Optimize C for-loop performance with openmp

I have a simple for-loop that calculates an array[n] depending on the corresponding row at an array X[n][d].

array *function(X, n, d){
    double *array = calloc(n,sizeof(double));
    //#pragma omp parallel
    {
        //#pragma omp parallel for if(n>15000)
        for( i=0 ; i<n-1; i++)
        {
            //#pragma omp parallel for shared(X,j, i) reduction(+: sum)
            //#pragma omp parallel for if(d>100) reduction(+:distances[:n]) private(j)
            for ( j=0; j< d; j++)
            {
                array[i] += (pow(X[(j+1)*n-1]-X[j*n+i], 2));
            }
            array[i] = sqrt(array[i]);
        }
    }
    return array;
}

Consider n to be as high as n=100000 and d can have a predefined value from d=2 to d=100. The function() is called multiple times (2^k) at each kth iteration.
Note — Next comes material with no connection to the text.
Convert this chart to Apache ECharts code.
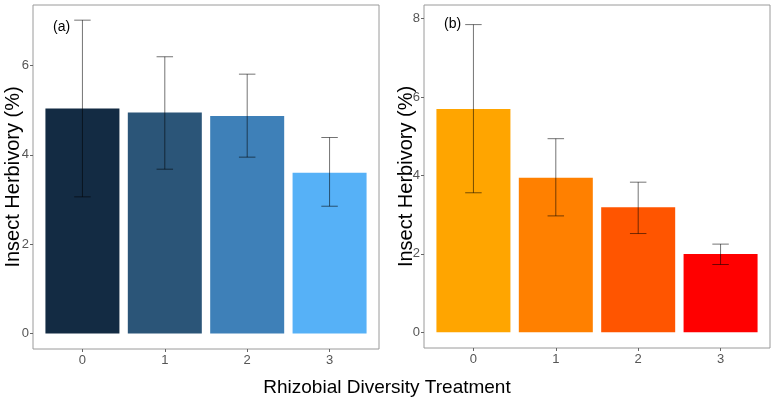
<!DOCTYPE html>
<html lang="en">
<head>
    <meta charset="UTF-8">
    <title>Insect Herbivory</title>
    <style>
        html, body { margin: 0; padding: 0; background: #fff; }
        #chart { width: 774px; height: 398px; }
    </style>
</head>
<body>
    <div id="chart"></div>
    <script src="https://cdn.jsdelivr.net/npm/echarts@6/dist/echarts.min.js"></script>
    <script>
        // treatment levels (x axis)
        var treatments = [0, 1, 2, 3];

        // panel (a)
        var meanA = [5.04, 4.95, 4.87, 3.60];
        var lowA  = [3.06, 3.68, 3.95, 2.85];
        var highA = [7.02, 6.20, 5.81, 4.39];
        var colorsA = ['#132B43', '#2B5578', '#3E80B8', '#56B1F7'];
        var ticksA = [0, 2, 4, 6];

        // panel (b)
        var meanB = [5.70, 3.94, 3.19, 2.00];
        var lowB  = [3.56, 2.97, 2.52, 1.73];
        var highB = [7.85, 4.94, 3.83, 2.25];
        var colorsB = ['#FFA500', '#FF8000', '#FF5500', '#FF0000'];
        var ticksB = [0, 2, 4, 6, 8];

        var chart = echarts.init(document.getElementById('chart'));
        var font = 'Liberation Sans, Arial, sans-serif';

        function barData(means, colors) {
            return treatments.map(function (t, i) {
                return { value: [t, means[i]], itemStyle: { color: colors[i] } };
            });
        }
        function errData(low, high) {
            return treatments.map(function (t, i) { return [t, low[i], high[i]]; });
        }
        function renderErr(params, api) {
            var x = api.value(0);
            var lo = api.coord([x, api.value(1)]);
            var hi = api.coord([x, api.value(2)]);
            var half = api.size([0.1, 0])[0];
            var st = { stroke: 'rgba(0,0,0,0.55)', lineWidth: 1 };
            return {
                type: 'group',
                children: [
                    { type: 'line', shape: { x1: lo[0], y1: lo[1], x2: hi[0], y2: hi[1] }, style: st },
                    { type: 'line', shape: { x1: hi[0] - half, y1: hi[1], x2: hi[0] + half, y2: hi[1] }, style: st },
                    { type: 'line', shape: { x1: lo[0] - half, y1: lo[1], x2: lo[0] + half, y2: lo[1] }, style: st }
                ]
            };
        }
        function xAxis(idx) {
            return {
                type: 'value', gridIndex: idx, min: -0.6, max: 3.6, position: 'bottom',
                splitLine: { show: false },
                axisLine: { show: false, onZero: false },
                axisTick: { show: true, length: 3, lineStyle: { color: '#666' }, customValues: treatments },
                axisLabel: { customValues: treatments, color: '#555', fontSize: 13, fontFamily: font, margin: 5 }
            };
        }
        function yAxis(idx, min, max, ticks, gap) {
            return {
                type: 'value', gridIndex: idx, min: min, max: max, position: 'left',
                name: 'Insect Herbivory (%)', nameLocation: 'middle', nameGap: gap, nameMoveOverlap: false,
                nameTextStyle: { color: '#000', fontSize: 20, fontFamily: font },
                splitLine: { show: false },
                axisLine: { show: false, onZero: false },
                axisTick: { show: true, length: 3, lineStyle: { color: '#666' }, customValues: ticks },
                axisLabel: { customValues: ticks, color: '#555', fontSize: 13, fontFamily: font, margin: 4 }
            };
        }

        var option = {
            animation: false,
            title: [
                { text: '(a)', left: 48, top: 15, textStyle: { fontSize: 14, fontWeight: 'normal', color: '#000', fontFamily: font } },
                { text: '(b)', left: 439, top: 12, textStyle: { fontSize: 14, fontWeight: 'normal', color: '#000', fontFamily: font } },
                { text: 'Rhizobial Diversity Treatment', left: 'center', top: 373,
                  textStyle: { fontSize: 19, fontWeight: 'normal', color: '#000', fontFamily: font } }
            ],
            grid: [
                { left: 33, top: 5, width: 346, height: 344, outerBoundsMode: 'none',
                  show: true, borderColor: '#9a9a9a', borderWidth: 1, backgroundColor: '#fff' },
                { left: 424, top: 5, width: 346, height: 343, outerBoundsMode: 'none',
                  show: true, borderColor: '#9a9a9a', borderWidth: 1, backgroundColor: '#fff' }
            ],
            xAxis: [xAxis(0), xAxis(1)],
            yAxis: [yAxis(0, -0.35, 7.36, ticksA, 10), yAxis(1, -0.40, 8.35, ticksB, 8)],
            series: [
                { type: 'bar', xAxisIndex: 0, yAxisIndex: 0, barWidth: 74, data: barData(meanA, colorsA) },
                { type: 'custom', xAxisIndex: 0, yAxisIndex: 0, renderItem: renderErr, data: errData(lowA, highA), z: 5 },
                { type: 'bar', xAxisIndex: 1, yAxisIndex: 1, barWidth: 74, data: barData(meanB, colorsB) },
                { type: 'custom', xAxisIndex: 1, yAxisIndex: 1, renderItem: renderErr, data: errData(lowB, highB), z: 5 }
            ]
        };
        chart.setOption(option);
    </script>
</body>
</html>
So the pattern is: at the first iteration it is called once, at the second iteration it is called twice, at the third iteration it is called four times etc...Also n diminishes by one in every iteration (n-=1).
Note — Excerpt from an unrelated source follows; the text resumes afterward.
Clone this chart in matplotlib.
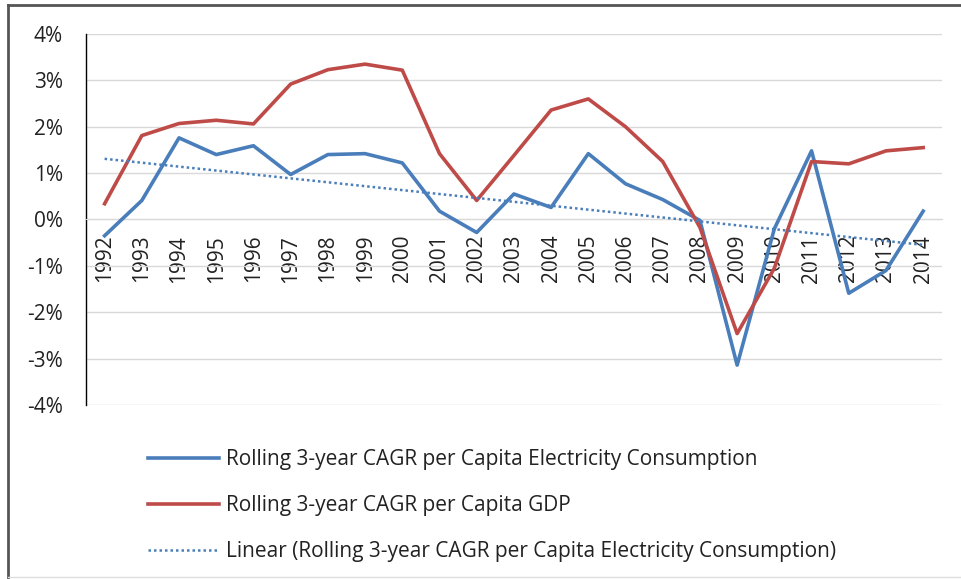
import numpy as np
import matplotlib
matplotlib.use('Agg')
import matplotlib.pyplot as plt
from matplotlib.lines import Line2D

# Datos (en %)
years = [str(y) for y in range(1992, 2015)]
elec = [-0.35, 0.41, 1.76, 1.40, 1.59, 0.97, 1.40, 1.42, 1.22, 0.18, -0.28,
        0.55, 0.26, 1.42, 0.77, 0.43, -0.02, -3.14, -0.20, 1.48, -1.59, -1.10, 0.18]
gdp = [0.34, 1.81, 2.07, 2.14, 2.06, 2.92, 3.23, 3.35, 3.22, 1.42, 0.41,
       1.38, 2.36, 2.60, 2.00, 1.25, -0.17, -2.46, -1.05, 1.25, 1.20, 1.48, 1.55]
yticks = [-4, -3, -2, -1, 0, 1, 2, 3, 4]

label_elec = 'Rolling 3-year CAGR per Capita Electricity Consumption'
label_gdp = 'Rolling 3-year CAGR per Capita GDP'
label_trend = 'Linear (Rolling 3-year CAGR per Capita Electricity Consumption)'

plt.rcParams['font.family'] = ['Open Sans', 'DejaVu Sans']

blue = '#4A7EBB'
red = '#BE4B48'

fig = plt.figure(figsize=(9.61, 5.79), dpi=100)
ax = fig.add_axes([0.0895, 0.3005, 0.8905, 0.6408])

x = np.arange(len(years))

# Linea de tendencia lineal (como en Excel)
coef = np.polyfit(x, elec, 1)
trend = np.polyval(coef, x)

ax.plot(x, elec, color=blue, lw=2.6, label=label_elec, zorder=3)
ax.plot(x, gdp, color=red, lw=2.6, label=label_gdp, zorder=3)
ax.plot(x, trend, color=blue, lw=1.8, ls=(0, (1, 1.2)), label=label_trend, zorder=3)

# eje x cruzando en 0 (antes de poner las etiquetas)
ax.spines['bottom'].set_position(('data', 0))
ax.spines['bottom'].set_color('#D9D9D9')
ax.spines['top'].set_visible(False)
ax.spines['right'].set_visible(False)
ax.spines['left'].set_color('#000000')
ax.spines['left'].set_linewidth(1.0)

ax.set_xlim(-0.5, len(years) - 0.5)
ax.set_ylim(-4, 4)
ax.set_yticks(yticks)
ax.set_yticklabels([f'{v}%' for v in yticks])
ax.tick_params(axis='y', length=0, pad=16.5, labelsize=15, labelcolor='#222222')

ax.set_xticks(x)
ax.set_xticklabels(years)
ax.tick_params(axis='x', length=0, pad=11, labelsize=15, labelcolor='#222222',
               labelrotation=90)

ax.grid(axis='y', color='#D9D9D9', lw=1.0)
ax.set_axisbelow(True)

leg = fig.legend(loc='upper left', bbox_to_anchor=(148 / 961, 1 - 449 / 579),
                 frameon=False, fontsize=15, handlelength=3.4, handletextpad=0.33,
                 labelspacing=1.2, borderpad=0, borderaxespad=0)
for t in leg.get_texts():
    t.set_color('#222222')

# Marco exterior
fig.add_artist(Line2D([8 / 961, 1], [1 - 5 / 579, 1 - 5 / 579], color='#555555', lw=2,
                      transform=fig.transFigure))
fig.add_artist(Line2D([8 / 961, 8 / 961], [0, 1 - 5 / 579], color='#555555', lw=2,
                      transform=fig.transFigure))
fig.add_artist(Line2D([8 / 961, 1], [2 / 579, 2 / 579], color='#DDDDDD', lw=1,
                      transform=fig.transFigure))

fig.savefig('out.png', dpi=100)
I have tried different combinations of the openmp directives that I have put as comments in the sample code but no matter what I have tried, the code performs equally or better without the openmp directives.

What are some good ways/techniques to improve the time performance of the above loop using openmp?

Solution

It is hard to tell without something to test it, but I would try something like this:

double* function( double* X, int n, int d ) {
    double *array = malloc( n * sizeof( double ) );
    #pragma omp parallel for schedule( static )
    for( int i = 0 ; i < n - 1; i++ ) {
        double sum = 0;
        for( int j = 0; j < d; j++ ) {
           double dist = X[( j + 1 ) * n - 1] - X[j * n + i];
           sum += dist * dist;
        }
        array[i] = sqrt( sum );
    }
    return array;
}

I'm not sure it will be any more effective than your code, but it has a few improvements which should have an impact in performance:

To avoid initializing the array to 0 in the sequential part and also allow for hopefully better optimization from the compiler, I replaced the calloc() by a plain malloc() and used a local variable sum for accumulating the partial sums.
I've put the parallelization pragma as outermost as I could to maximize parallelism.
I've used a local dist variable to store the temporary distance between the 2 current values of X, and just multiplied it by itself, avoiding a costly call to the much more complex pow() function.

Now, depending on the result you get from that, you could consider adding the same sort of if( n > NMIN ) statement as you had initially on the #pragma omp parallel for directive. The value for this NMIN would be for you to determine according to your measured performance. Another possible direction for optimization would be to place the parallel directive outside of the function. That would spare you numerous thread starts/stops. However, you'd have to add a #pragma omp single before the call to malloc() and remove the parallel from the existing directive.